# START OF Stored data

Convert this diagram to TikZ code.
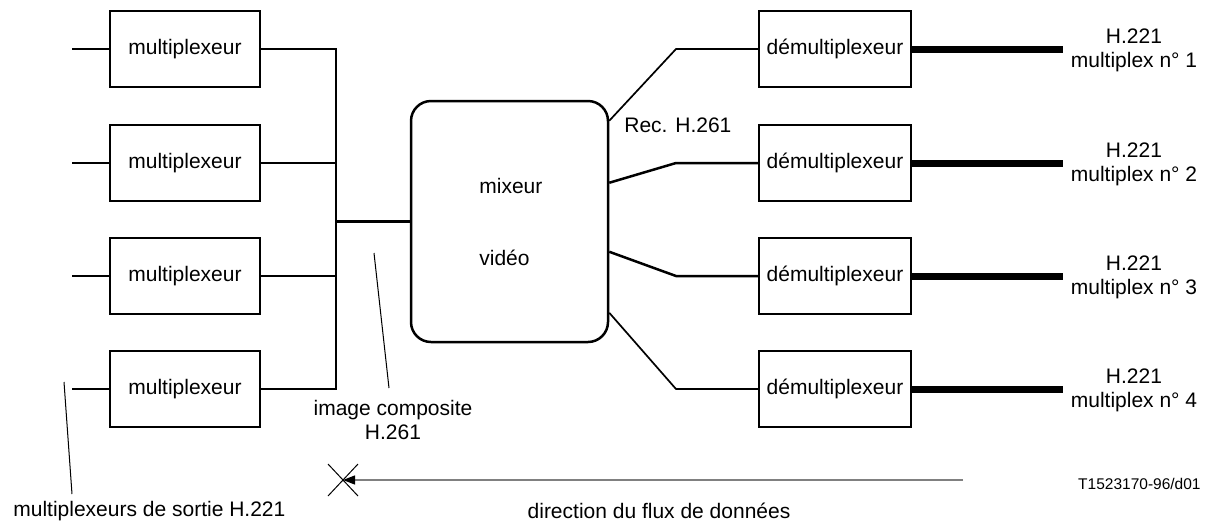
\documentclass[tikz,border=0pt]{standalone}
\usepackage{fontspec}
\setmainfont{Liberation Sans}
\usetikzlibrary{arrows.meta,calc}
\begin{document}
\begin{tikzpicture}[x=0.5pt,y=-0.5pt,
  txt/.style={font=\fontsize{10.5}{12.6}\selectfont},
  box/.style={draw,line width=1pt,minimum width=75pt,minimum height=38pt,inner sep=0pt,txt},
  dbox/.style={box,minimum width=76pt},
  lbl/.style={inner sep=0pt,txt},
  wire/.style={line width=1.25pt},
  thinwire/.style={line width=0.85pt},
  fat/.style={line width=3.5pt},
  leader/.style={line width=0.5pt}]
\useasboundingbox (0,0) rectangle (1211,527);

% left multiplexers
\foreach \k/\y in {1/49,2/163,3/276,4/389}{
  \node[box] (m\k) at (185,\y) {multiplexeur};
  \coordinate (i\k) at (72,\y);
  \draw[wire] (i\k) -- (m\k.west);
}
\coordinate (bt) at (336,49);
\coordinate (bb) at (336,389);
\draw[thinwire] (m1.east) -- (bt) -- (bb) -- (m4.east);
\draw[wire] (m2.east) -- (m2.east -| bt);
\draw[wire] (m3.east) -- (m3.east -| bt);

% mixer
\node[draw,rounded corners=10pt,line width=1.25pt,minimum width=98.5pt,minimum height=120.5pt,inner sep=0pt] (mix) at (509.5,221.5) {};
\node[lbl,anchor=west] (mx1) at (479,186) {mixeur};
\node[lbl,anchor=west] (mx2) at (479,258) {vidéo};
\draw[wire] (mix.west) -- (mix.west -| bt);

% demultiplexers
\foreach \k/\y/\d in {1/49/21,2/163/83,3/276/152,4/389/213}{
  \node[dbox] (d\k) at (835,\y) {démultiplexeur};
  \coordinate (r\k) at ($(mix.north east)+(0,\d)$);
  \coordinate (b\k) at (676,\y);
  \coordinate (t\k) at (1063,\y);
  \draw[fat] (d\k.east) -- (t\k);
  \node[lbl] (h\k) at (1134,\y-13) {H.221};
  \node[lbl] (n\k) at (1134,\y+13) {multiplex n° \k};
}
\draw[thinwire] (r1) -- (b1) -- (d1.west);
\draw[wire] (r2) -- (b2) -- (d2.west);
\draw[wire] (r3) -- (b3) -- (d3.west);
\draw[thinwire] (r4) -- (b4) -- (d4.west);

\node[lbl,anchor=west] (rec) at (624,125) {Rec. H.261};

% annotations
\node[lbl] (ic1) at (393,410) {image composite};
\node[lbl] (ic2) at (393,432) {H.261};
\coordinate (lc1) at (374,253);
\coordinate (lc2) at (389,388);
\draw[leader] (lc1) -- (lc2);

\node[lbl,anchor=west] (ms) at (13,511) {multiplexeurs de sortie H.221};
\coordinate (ls1) at (64,382);
\coordinate (ls2) at (72,494);
\draw[leader] (ls1) -- (ls2);

% data flow arrow
\coordinate (ae) at (963,480);
\coordinate (ax) at (343,480);
\draw[gray,line width=0.6pt,-{Triangle[length=6pt,width=4.5pt,black]}] (ae) -- (ax);
\draw[leader] ($(ax)+(-15,-16)$) -- ($(ax)+(15,16)$);
\draw[leader] ($(ax)+(-15,16)$) -- ($(ax)+(15,-16)$);
\node[lbl] (df) at (659,511) {direction du flux de données};

\node[inner sep=0pt,anchor=east,font=\fontsize{7.75}{9}\selectfont] (ref) at (1201,484) {T1523170-96/d01};
\end{tikzpicture}
\end{document}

# END OF Stored data

Copy out the data above exactly, except the pictures.

Output for this task:
Convert this diagram to TikZ code.
\documentclass[tikz,border=0pt]{standalone}
\usepackage{fontspec}
\setmainfont{Liberation Sans}
\usetikzlibrary{arrows.meta,calc}
\begin{document}
\begin{tikzpicture}[x=0.5pt,y=-0.5pt,
  txt/.style={font=\fontsize{10.5}{12.6}\selectfont},
  box/.style={draw,line width=1pt,minimum width=75pt,minimum height=38pt,inner sep=0pt,txt},
  dbox/.style={box,minimum width=76pt},
  lbl/.style={inner sep=0pt,txt},
  wire/.style={line width=1.25pt},
  thinwire/.style={line width=0.85pt},
  fat/.style={line width=3.5pt},
  leader/.style={line width=0.5pt}]
\useasboundingbox (0,0) rectangle (1211,527);

% left multiplexers
\foreach \k/\y in {1/49,2/163,3/276,4/389}{
  \node[box] (m\k) at (185,\y) {multiplexeur};
  \coordinate (i\k) at (72,\y);
  \draw[wire] (i\k) -- (m\k.west);
}
\coordinate (bt) at (336,49);
\coordinate (bb) at (336,389);
\draw[thinwire] (m1.east) -- (bt) -- (bb) -- (m4.east);
\draw[wire] (m2.east) -- (m2.east -| bt);
\draw[wire] (m3.east) -- (m3.east -| bt);

% mixer
\node[draw,rounded corners=10pt,line width=1.25pt,minimum width=98.5pt,minimum height=120.5pt,inner sep=0pt] (mix) at (509.5,221.5) {};
\node[lbl,anchor=west] (mx1) at (479,186) {mixeur};
\node[lbl,anchor=west] (mx2) at (479,258) {vidéo};
\draw[wire] (mix.west) -- (mix.west -| bt);

% demultiplexers
\foreach \k/\y/\d in {1/49/21,2/163/83,3/276/152,4/389/213}{
  \node[dbox] (d\k) at (835,\y) {démultiplexeur};
  \coordinate (r\k) at ($(mix.north east)+(0,\d)$);
  \coordinate (b\k) at (676,\y);
  \coordinate (t\k) at (1063,\y);
  \draw[fat] (d\k.east) -- (t\k);
  \node[lbl] (h\k) at (1134,\y-13) {H.221};
  \node[lbl] (n\k) at (1134,\y+13) {multiplex n° \k};
}
\draw[thinwire] (r1) -- (b1) -- (d1.west);
\draw[wire] (r2) -- (b2) -- (d2.west);
\draw[wire] (r3) -- (b3) -- (d3.west);
\draw[thinwire] (r4) -- (b4) -- (d4.west);

\node[lbl,anchor=west] (rec) at (624,125) {Rec. H.261};

% annotations
\node[lbl] (ic1) at (393,410) {image composite};
\node[lbl] (ic2) at (393,432) {H.261};
\coordinate (lc1) at (374,253);
\coordinate (lc2) at (389,388);
\draw[leader] (lc1) -- (lc2);

\node[lbl,anchor=west] (ms) at (13,511) {multiplexeurs de sortie H.221};
\coordinate (ls1) at (64,382);
\coordinate (ls2) at (72,494);
\draw[leader] (ls1) -- (ls2);

% data flow arrow
\coordinate (ae) at (963,480);
\coordinate (ax) at (343,480);
\draw[gray,line width=0.6pt,-{Triangle[length=6pt,width=4.5pt,black]}] (ae) -- (ax);
\draw[leader] ($(ax)+(-15,-16)$) -- ($(ax)+(15,16)$);
\draw[leader] ($(ax)+(-15,16)$) -- ($(ax)+(15,-16)$);
\node[lbl] (df) at (659,511) {direction du flux de données};

\node[inner sep=0pt,anchor=east,font=\fontsize{7.75}{9}\selectfont] (ref) at (1201,484) {T1523170-96/d01};
\end{tikzpicture}
\end{document}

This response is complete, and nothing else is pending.